The de Blasio administration is throwing its support behind a controversial nursing home project on 97th street against the objections of neighbors and parents at the adjacent school, PS 163.
The Jewish Home Lifecare nursing home project has been stalled by a lawsuit filed by parents and neighbors arguing that the state’s environmental review was inadequate. The opponents won the suit, but now JHL is fighting that ruling. The mayor’s office filed a brief in favor of JHL, claiming that the state relied on city rules that should not be second-guessed by outside parties. State Attorney General Eric Schneiderman also filed a brief this week in support of the state and JHL.
The PS 163 Task Force, which had hoped for the mayor’s support in stopping the project, registered its disappointment.
“This abandonment of responsibility for the nearly 600 children at PS 163 undermines our efforts to protect them. More powerfully, it plainly illustrates how our school community has been abandoned by the New York City government that we believed had an obligation to protect our children.”
Ethan Geto, spokesman for JHL, wrote in an email that the city and state AG’s support helps the nursing home’s case.

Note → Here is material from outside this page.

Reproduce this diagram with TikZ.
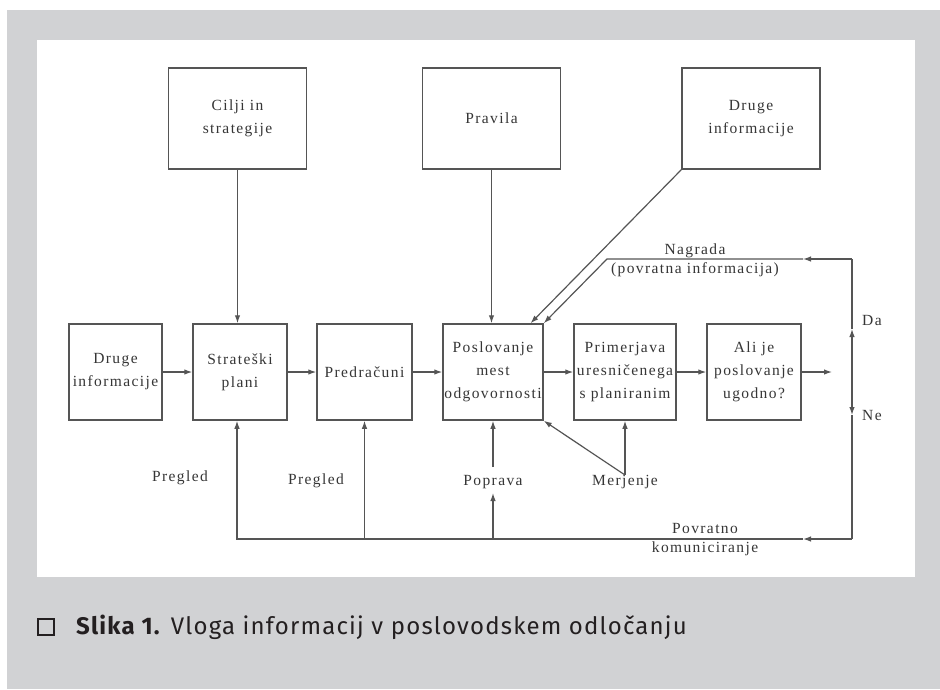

“Jewish Home has believed all along that not only did it fully comply with the State environmental review process but that in fact it took a number of steps that exceeded the environmental review requirements. We feel more justified than ever in this belief given the strongly supportive briefs submitted by both the City of New York and the State Attorney General affirming that the environmental review process was conducted properly and with integrity and that the State Supreme Court’s decision was inappropriate.”